◆ Problem details ◆
All lines below must be repeated exactly, with the pictures omitted.

◆ Data for this task ◆
[Begin]

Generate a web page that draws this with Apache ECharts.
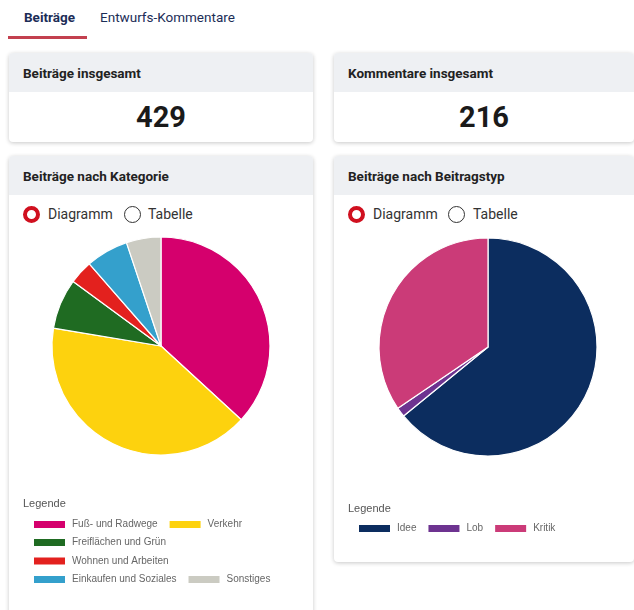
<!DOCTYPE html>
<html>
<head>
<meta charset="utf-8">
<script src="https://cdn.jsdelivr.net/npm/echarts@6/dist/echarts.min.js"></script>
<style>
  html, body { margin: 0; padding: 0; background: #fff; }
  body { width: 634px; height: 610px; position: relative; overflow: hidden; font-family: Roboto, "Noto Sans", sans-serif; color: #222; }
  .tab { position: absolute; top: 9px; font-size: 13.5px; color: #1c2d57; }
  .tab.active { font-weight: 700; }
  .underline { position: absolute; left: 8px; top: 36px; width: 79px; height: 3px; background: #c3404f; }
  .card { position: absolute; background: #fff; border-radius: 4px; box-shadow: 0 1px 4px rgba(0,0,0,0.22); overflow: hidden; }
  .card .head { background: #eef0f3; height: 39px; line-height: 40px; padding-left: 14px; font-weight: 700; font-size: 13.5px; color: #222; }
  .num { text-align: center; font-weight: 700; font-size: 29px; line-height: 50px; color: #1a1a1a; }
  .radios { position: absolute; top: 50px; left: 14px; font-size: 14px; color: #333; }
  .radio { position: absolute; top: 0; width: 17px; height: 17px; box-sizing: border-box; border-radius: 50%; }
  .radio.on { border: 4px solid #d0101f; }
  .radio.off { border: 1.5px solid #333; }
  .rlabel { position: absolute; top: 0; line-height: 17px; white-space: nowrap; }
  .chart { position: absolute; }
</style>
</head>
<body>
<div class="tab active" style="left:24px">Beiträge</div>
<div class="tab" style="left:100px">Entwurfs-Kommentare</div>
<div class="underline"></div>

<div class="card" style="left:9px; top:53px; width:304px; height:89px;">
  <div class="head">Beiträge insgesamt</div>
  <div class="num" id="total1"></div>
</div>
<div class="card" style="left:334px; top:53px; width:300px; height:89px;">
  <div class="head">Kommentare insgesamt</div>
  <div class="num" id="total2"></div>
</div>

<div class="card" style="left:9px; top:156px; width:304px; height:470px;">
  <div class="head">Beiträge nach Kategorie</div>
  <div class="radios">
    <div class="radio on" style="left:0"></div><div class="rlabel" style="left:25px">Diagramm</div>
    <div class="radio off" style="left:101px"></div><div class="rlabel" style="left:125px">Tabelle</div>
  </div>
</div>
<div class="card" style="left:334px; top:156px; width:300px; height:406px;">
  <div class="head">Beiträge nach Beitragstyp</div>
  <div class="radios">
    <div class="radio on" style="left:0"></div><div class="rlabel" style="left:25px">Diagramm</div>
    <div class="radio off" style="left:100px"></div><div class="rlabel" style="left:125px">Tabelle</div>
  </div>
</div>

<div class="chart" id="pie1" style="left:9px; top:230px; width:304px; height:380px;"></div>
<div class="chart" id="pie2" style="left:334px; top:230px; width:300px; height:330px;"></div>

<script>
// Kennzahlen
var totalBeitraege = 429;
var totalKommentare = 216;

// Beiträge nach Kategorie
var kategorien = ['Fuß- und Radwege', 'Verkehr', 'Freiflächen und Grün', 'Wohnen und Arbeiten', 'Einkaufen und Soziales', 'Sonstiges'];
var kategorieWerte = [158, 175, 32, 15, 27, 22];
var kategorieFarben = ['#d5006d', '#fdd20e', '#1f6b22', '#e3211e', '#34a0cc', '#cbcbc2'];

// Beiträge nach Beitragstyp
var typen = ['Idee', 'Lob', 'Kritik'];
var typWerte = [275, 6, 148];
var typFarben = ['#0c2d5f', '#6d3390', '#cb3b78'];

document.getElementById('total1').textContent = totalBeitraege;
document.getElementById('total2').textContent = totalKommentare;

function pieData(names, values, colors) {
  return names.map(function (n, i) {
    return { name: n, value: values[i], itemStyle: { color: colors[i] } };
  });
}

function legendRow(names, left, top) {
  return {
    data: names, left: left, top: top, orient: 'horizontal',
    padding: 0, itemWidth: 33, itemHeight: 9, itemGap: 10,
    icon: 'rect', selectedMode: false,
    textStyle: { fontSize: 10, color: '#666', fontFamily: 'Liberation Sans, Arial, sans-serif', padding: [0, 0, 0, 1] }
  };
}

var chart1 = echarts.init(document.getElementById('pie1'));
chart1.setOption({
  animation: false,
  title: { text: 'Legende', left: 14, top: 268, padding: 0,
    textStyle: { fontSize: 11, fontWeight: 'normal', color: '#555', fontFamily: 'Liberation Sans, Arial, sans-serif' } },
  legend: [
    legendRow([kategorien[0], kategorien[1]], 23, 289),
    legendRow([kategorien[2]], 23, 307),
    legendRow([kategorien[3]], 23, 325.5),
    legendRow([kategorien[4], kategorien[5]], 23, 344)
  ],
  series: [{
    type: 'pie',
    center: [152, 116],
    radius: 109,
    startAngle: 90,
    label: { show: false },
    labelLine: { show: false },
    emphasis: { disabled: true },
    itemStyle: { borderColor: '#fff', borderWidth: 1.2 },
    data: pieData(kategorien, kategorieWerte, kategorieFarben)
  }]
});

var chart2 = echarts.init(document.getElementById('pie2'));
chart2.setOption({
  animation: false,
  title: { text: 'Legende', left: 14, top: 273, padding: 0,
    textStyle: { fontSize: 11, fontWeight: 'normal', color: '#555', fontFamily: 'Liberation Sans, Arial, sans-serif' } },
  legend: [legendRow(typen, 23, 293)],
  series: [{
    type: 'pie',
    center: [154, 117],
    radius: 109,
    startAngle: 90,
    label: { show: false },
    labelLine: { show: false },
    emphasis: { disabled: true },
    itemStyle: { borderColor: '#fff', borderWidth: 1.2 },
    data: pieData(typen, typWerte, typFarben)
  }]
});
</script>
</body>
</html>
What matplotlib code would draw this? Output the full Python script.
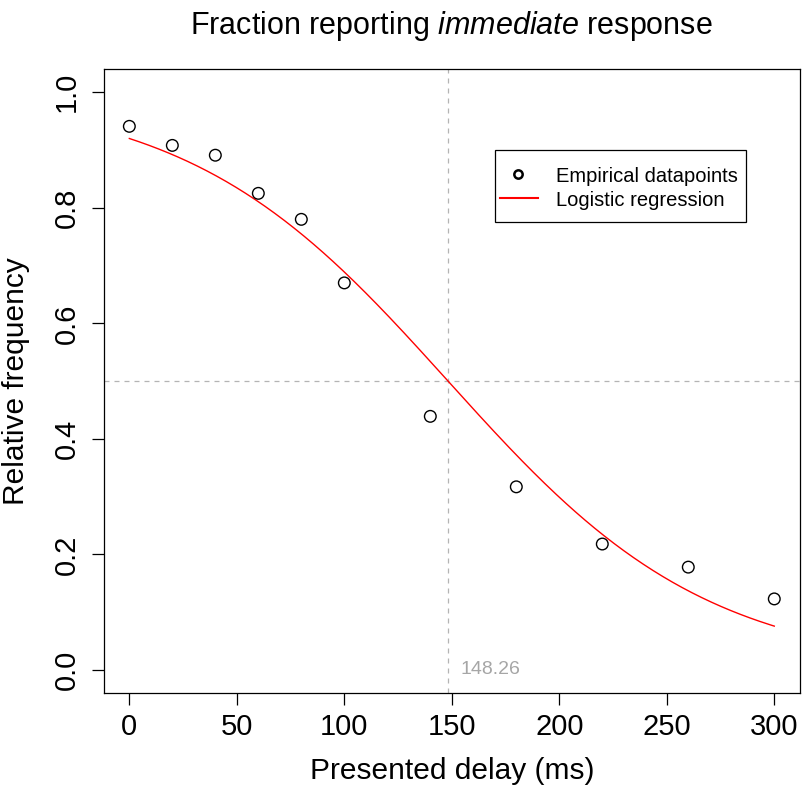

[End]

◆ Output for this task ◆
Generate a web page that draws this with Apache ECharts.
<!DOCTYPE html>
<html>
<head>
<meta charset="utf-8">
<script src="https://cdn.jsdelivr.net/npm/echarts@6/dist/echarts.min.js"></script>
<style>
  html, body { margin: 0; padding: 0; background: #fff; }
  body { width: 634px; height: 610px; position: relative; overflow: hidden; font-family: Roboto, "Noto Sans", sans-serif; color: #222; }
  .tab { position: absolute; top: 9px; font-size: 13.5px; color: #1c2d57; }
  .tab.active { font-weight: 700; }
  .underline { position: absolute; left: 8px; top: 36px; width: 79px; height: 3px; background: #c3404f; }
  .card { position: absolute; background: #fff; border-radius: 4px; box-shadow: 0 1px 4px rgba(0,0,0,0.22); overflow: hidden; }
  .card .head { background: #eef0f3; height: 39px; line-height: 40px; padding-left: 14px; font-weight: 700; font-size: 13.5px; color: #222; }
  .num { text-align: center; font-weight: 700; font-size: 29px; line-height: 50px; color: #1a1a1a; }
  .radios { position: absolute; top: 50px; left: 14px; font-size: 14px; color: #333; }
  .radio { position: absolute; top: 0; width: 17px; height: 17px; box-sizing: border-box; border-radius: 50%; }
  .radio.on { border: 4px solid #d0101f; }
  .radio.off { border: 1.5px solid #333; }
  .rlabel { position: absolute; top: 0; line-height: 17px; white-space: nowrap; }
  .chart { position: absolute; }
</style>
</head>
<body>
<div class="tab active" style="left:24px">Beiträge</div>
<div class="tab" style="left:100px">Entwurfs-Kommentare</div>
<div class="underline"></div>

<div class="card" style="left:9px; top:53px; width:304px; height:89px;">
  <div class="head">Beiträge insgesamt</div>
  <div class="num" id="total1"></div>
</div>
<div class="card" style="left:334px; top:53px; width:300px; height:89px;">
  <div class="head">Kommentare insgesamt</div>
  <div class="num" id="total2"></div>
</div>

<div class="card" style="left:9px; top:156px; width:304px; height:470px;">
  <div class="head">Beiträge nach Kategorie</div>
  <div class="radios">
    <div class="radio on" style="left:0"></div><div class="rlabel" style="left:25px">Diagramm</div>
    <div class="radio off" style="left:101px"></div><div class="rlabel" style="left:125px">Tabelle</div>
  </div>
</div>
<div class="card" style="left:334px; top:156px; width:300px; height:406px;">
  <div class="head">Beiträge nach Beitragstyp</div>
  <div class="radios">
    <div class="radio on" style="left:0"></div><div class="rlabel" style="left:25px">Diagramm</div>
    <div class="radio off" style="left:100px"></div><div class="rlabel" style="left:125px">Tabelle</div>
  </div>
</div>

<div class="chart" id="pie1" style="left:9px; top:230px; width:304px; height:380px;"></div>
<div class="chart" id="pie2" style="left:334px; top:230px; width:300px; height:330px;"></div>

<script>
// Kennzahlen
var totalBeitraege = 429;
var totalKommentare = 216;

// Beiträge nach Kategorie
var kategorien = ['Fuß- und Radwege', 'Verkehr', 'Freiflächen und Grün', 'Wohnen und Arbeiten', 'Einkaufen und Soziales', 'Sonstiges'];
var kategorieWerte = [158, 175, 32, 15, 27, 22];
var kategorieFarben = ['#d5006d', '#fdd20e', '#1f6b22', '#e3211e', '#34a0cc', '#cbcbc2'];

// Beiträge nach Beitragstyp
var typen = ['Idee', 'Lob', 'Kritik'];
var typWerte = [275, 6, 148];
var typFarben = ['#0c2d5f', '#6d3390', '#cb3b78'];

document.getElementById('total1').textContent = totalBeitraege;
document.getElementById('total2').textContent = totalKommentare;

function pieData(names, values, colors) {
  return names.map(function (n, i) {
    return { name: n, value: values[i], itemStyle: { color: colors[i] } };
  });
}

function legendRow(names, left, top) {
  return {
    data: names, left: left, top: top, orient: 'horizontal',
    padding: 0, itemWidth: 33, itemHeight: 9, itemGap: 10,
    icon: 'rect', selectedMode: false,
    textStyle: { fontSize: 10, color: '#666', fontFamily: 'Liberation Sans, Arial, sans-serif', padding: [0, 0, 0, 1] }
  };
}

var chart1 = echarts.init(document.getElementById('pie1'));
chart1.setOption({
  animation: false,
  title: { text: 'Legende', left: 14, top: 268, padding: 0,
    textStyle: { fontSize: 11, fontWeight: 'normal', color: '#555', fontFamily: 'Liberation Sans, Arial, sans-serif' } },
  legend: [
    legendRow([kategorien[0], kategorien[1]], 23, 289),
    legendRow([kategorien[2]], 23, 307),
    legendRow([kategorien[3]], 23, 325.5),
    legendRow([kategorien[4], kategorien[5]], 23, 344)
  ],
  series: [{
    type: 'pie',
    center: [152, 116],
    radius: 109,
    startAngle: 90,
    label: { show: false },
    labelLine: { show: false },
    emphasis: { disabled: true },
    itemStyle: { borderColor: '#fff', borderWidth: 1.2 },
    data: pieData(kategorien, kategorieWerte, kategorieFarben)
  }]
});

var chart2 = echarts.init(document.getElementById('pie2'));
chart2.setOption({
  animation: false,
  title: { text: 'Legende', left: 14, top: 273, padding: 0,
    textStyle: { fontSize: 11, fontWeight: 'normal', color: '#555', fontFamily: 'Liberation Sans, Arial, sans-serif' } },
  legend: [legendRow(typen, 23, 293)],
  series: [{
    type: 'pie',
    center: [154, 117],
    radius: 109,
    startAngle: 90,
    label: { show: false },
    labelLine: { show: false },
    emphasis: { disabled: true },
    itemStyle: { borderColor: '#fff', borderWidth: 1.2 },
    data: pieData(typen, typWerte, typFarben)
  }]
});
</script>
</body>
</html>
What matplotlib code would draw this? Output the full Python script.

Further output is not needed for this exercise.